THE INPUT:
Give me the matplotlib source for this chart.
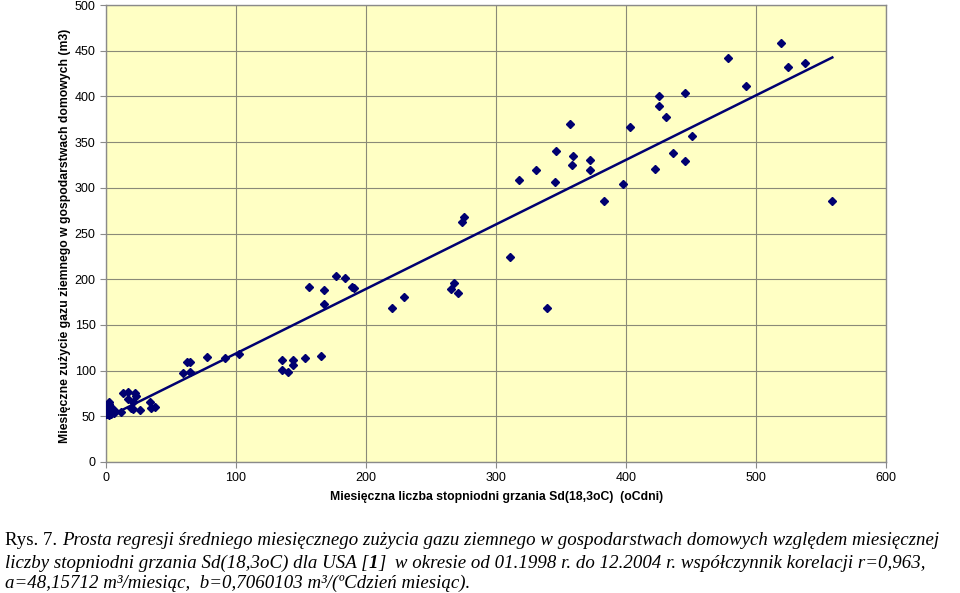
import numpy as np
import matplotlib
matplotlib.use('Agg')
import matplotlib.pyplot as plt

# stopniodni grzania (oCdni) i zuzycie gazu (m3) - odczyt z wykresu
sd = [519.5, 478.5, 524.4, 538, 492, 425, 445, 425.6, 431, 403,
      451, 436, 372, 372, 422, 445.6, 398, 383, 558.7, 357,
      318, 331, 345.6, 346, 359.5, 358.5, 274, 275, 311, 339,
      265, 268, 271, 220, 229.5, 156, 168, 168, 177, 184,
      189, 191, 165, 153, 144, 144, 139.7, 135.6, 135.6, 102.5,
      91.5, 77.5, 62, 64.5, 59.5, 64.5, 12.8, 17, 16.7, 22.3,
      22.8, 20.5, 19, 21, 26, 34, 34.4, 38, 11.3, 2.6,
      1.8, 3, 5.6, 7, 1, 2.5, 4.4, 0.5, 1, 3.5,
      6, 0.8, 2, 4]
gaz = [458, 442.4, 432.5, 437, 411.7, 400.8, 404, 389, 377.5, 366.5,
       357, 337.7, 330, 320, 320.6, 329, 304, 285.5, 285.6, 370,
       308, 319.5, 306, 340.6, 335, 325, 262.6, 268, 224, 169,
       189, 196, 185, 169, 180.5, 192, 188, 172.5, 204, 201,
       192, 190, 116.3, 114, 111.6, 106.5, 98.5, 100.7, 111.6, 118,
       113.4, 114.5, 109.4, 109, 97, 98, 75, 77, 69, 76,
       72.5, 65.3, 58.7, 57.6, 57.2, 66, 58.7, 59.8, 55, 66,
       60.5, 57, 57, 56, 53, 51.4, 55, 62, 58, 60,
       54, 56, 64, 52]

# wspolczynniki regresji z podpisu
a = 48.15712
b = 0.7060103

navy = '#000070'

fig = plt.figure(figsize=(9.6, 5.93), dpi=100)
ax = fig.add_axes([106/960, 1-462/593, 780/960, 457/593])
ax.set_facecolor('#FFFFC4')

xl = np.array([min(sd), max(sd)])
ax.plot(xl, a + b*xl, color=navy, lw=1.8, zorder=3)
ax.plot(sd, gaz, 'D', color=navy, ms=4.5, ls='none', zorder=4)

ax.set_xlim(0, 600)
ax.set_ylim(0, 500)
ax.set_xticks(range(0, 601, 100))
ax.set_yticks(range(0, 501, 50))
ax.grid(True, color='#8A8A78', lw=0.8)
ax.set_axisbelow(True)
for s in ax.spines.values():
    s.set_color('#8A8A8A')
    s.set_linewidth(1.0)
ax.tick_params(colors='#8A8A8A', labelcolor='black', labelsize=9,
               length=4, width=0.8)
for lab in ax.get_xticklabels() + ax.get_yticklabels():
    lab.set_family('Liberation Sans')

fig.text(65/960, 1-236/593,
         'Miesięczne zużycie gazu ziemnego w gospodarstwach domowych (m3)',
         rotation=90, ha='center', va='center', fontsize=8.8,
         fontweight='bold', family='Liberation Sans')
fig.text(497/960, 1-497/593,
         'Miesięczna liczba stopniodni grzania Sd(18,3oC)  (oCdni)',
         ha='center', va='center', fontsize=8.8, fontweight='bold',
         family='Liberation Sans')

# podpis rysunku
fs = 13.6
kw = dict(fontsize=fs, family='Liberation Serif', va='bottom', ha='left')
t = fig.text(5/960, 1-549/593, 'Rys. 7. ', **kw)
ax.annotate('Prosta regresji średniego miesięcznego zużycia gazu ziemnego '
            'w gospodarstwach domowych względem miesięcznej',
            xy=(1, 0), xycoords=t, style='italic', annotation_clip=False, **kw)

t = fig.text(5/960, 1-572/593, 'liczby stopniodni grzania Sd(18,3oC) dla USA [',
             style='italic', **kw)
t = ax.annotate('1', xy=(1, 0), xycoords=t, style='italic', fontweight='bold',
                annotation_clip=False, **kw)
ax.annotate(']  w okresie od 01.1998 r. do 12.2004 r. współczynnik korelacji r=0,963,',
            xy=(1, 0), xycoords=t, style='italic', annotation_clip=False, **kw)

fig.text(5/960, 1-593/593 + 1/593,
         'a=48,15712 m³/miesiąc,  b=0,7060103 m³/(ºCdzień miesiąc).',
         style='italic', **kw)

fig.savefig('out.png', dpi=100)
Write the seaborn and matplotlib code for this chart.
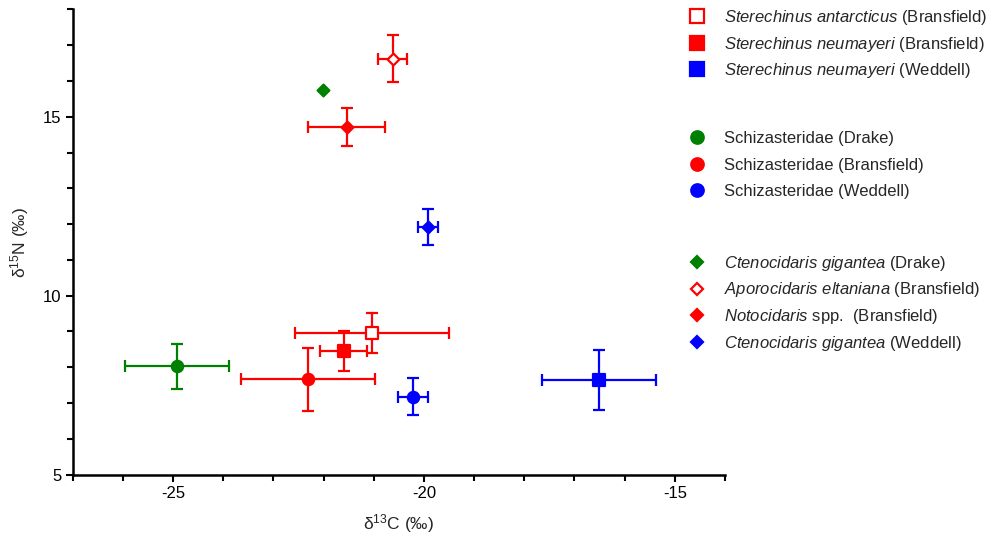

EXERCISE INSTRUCTIONS:
Repeat the material above word for word, please, apart from its images.

ANSWER TO THIS TASK:
Give me the matplotlib source for this chart.
import numpy as np
import matplotlib
matplotlib.use('Agg')
import matplotlib.pyplot as plt

# stopniodni grzania (oCdni) i zuzycie gazu (m3) - odczyt z wykresu
sd = [519.5, 478.5, 524.4, 538, 492, 425, 445, 425.6, 431, 403,
      451, 436, 372, 372, 422, 445.6, 398, 383, 558.7, 357,
      318, 331, 345.6, 346, 359.5, 358.5, 274, 275, 311, 339,
      265, 268, 271, 220, 229.5, 156, 168, 168, 177, 184,
      189, 191, 165, 153, 144, 144, 139.7, 135.6, 135.6, 102.5,
      91.5, 77.5, 62, 64.5, 59.5, 64.5, 12.8, 17, 16.7, 22.3,
      22.8, 20.5, 19, 21, 26, 34, 34.4, 38, 11.3, 2.6,
      1.8, 3, 5.6, 7, 1, 2.5, 4.4, 0.5, 1, 3.5,
      6, 0.8, 2, 4]
gaz = [458, 442.4, 432.5, 437, 411.7, 400.8, 404, 389, 377.5, 366.5,
       357, 337.7, 330, 320, 320.6, 329, 304, 285.5, 285.6, 370,
       308, 319.5, 306, 340.6, 335, 325, 262.6, 268, 224, 169,
       189, 196, 185, 169, 180.5, 192, 188, 172.5, 204, 201,
       192, 190, 116.3, 114, 111.6, 106.5, 98.5, 100.7, 111.6, 118,
       113.4, 114.5, 109.4, 109, 97, 98, 75, 77, 69, 76,
       72.5, 65.3, 58.7, 57.6, 57.2, 66, 58.7, 59.8, 55, 66,
       60.5, 57, 57, 56, 53, 51.4, 55, 62, 58, 60,
       54, 56, 64, 52]

# wspolczynniki regresji z podpisu
a = 48.15712
b = 0.7060103

navy = '#000070'

fig = plt.figure(figsize=(9.6, 5.93), dpi=100)
ax = fig.add_axes([106/960, 1-462/593, 780/960, 457/593])
ax.set_facecolor('#FFFFC4')

xl = np.array([min(sd), max(sd)])
ax.plot(xl, a + b*xl, color=navy, lw=1.8, zorder=3)
ax.plot(sd, gaz, 'D', color=navy, ms=4.5, ls='none', zorder=4)

ax.set_xlim(0, 600)
ax.set_ylim(0, 500)
ax.set_xticks(range(0, 601, 100))
ax.set_yticks(range(0, 501, 50))
ax.grid(True, color='#8A8A78', lw=0.8)
ax.set_axisbelow(True)
for s in ax.spines.values():
    s.set_color('#8A8A8A')
    s.set_linewidth(1.0)
ax.tick_params(colors='#8A8A8A', labelcolor='black', labelsize=9,
               length=4, width=0.8)
for lab in ax.get_xticklabels() + ax.get_yticklabels():
    lab.set_family('Liberation Sans')

fig.text(65/960, 1-236/593,
         'Miesięczne zużycie gazu ziemnego w gospodarstwach domowych (m3)',
         rotation=90, ha='center', va='center', fontsize=8.8,
         fontweight='bold', family='Liberation Sans')
fig.text(497/960, 1-497/593,
         'Miesięczna liczba stopniodni grzania Sd(18,3oC)  (oCdni)',
         ha='center', va='center', fontsize=8.8, fontweight='bold',
         family='Liberation Sans')

# podpis rysunku
fs = 13.6
kw = dict(fontsize=fs, family='Liberation Serif', va='bottom', ha='left')
t = fig.text(5/960, 1-549/593, 'Rys. 7. ', **kw)
ax.annotate('Prosta regresji średniego miesięcznego zużycia gazu ziemnego '
            'w gospodarstwach domowych względem miesięcznej',
            xy=(1, 0), xycoords=t, style='italic', annotation_clip=False, **kw)

t = fig.text(5/960, 1-572/593, 'liczby stopniodni grzania Sd(18,3oC) dla USA [',
             style='italic', **kw)
t = ax.annotate('1', xy=(1, 0), xycoords=t, style='italic', fontweight='bold',
                annotation_clip=False, **kw)
ax.annotate(']  w okresie od 01.1998 r. do 12.2004 r. współczynnik korelacji r=0,963,',
            xy=(1, 0), xycoords=t, style='italic', annotation_clip=False, **kw)

fig.text(5/960, 1-593/593 + 1/593,
         'a=48,15712 m³/miesiąc,  b=0,7060103 m³/(ºCdzień miesiąc).',
         style='italic', **kw)

fig.savefig('out.png', dpi=100)
Write the seaborn and matplotlib code for this chart.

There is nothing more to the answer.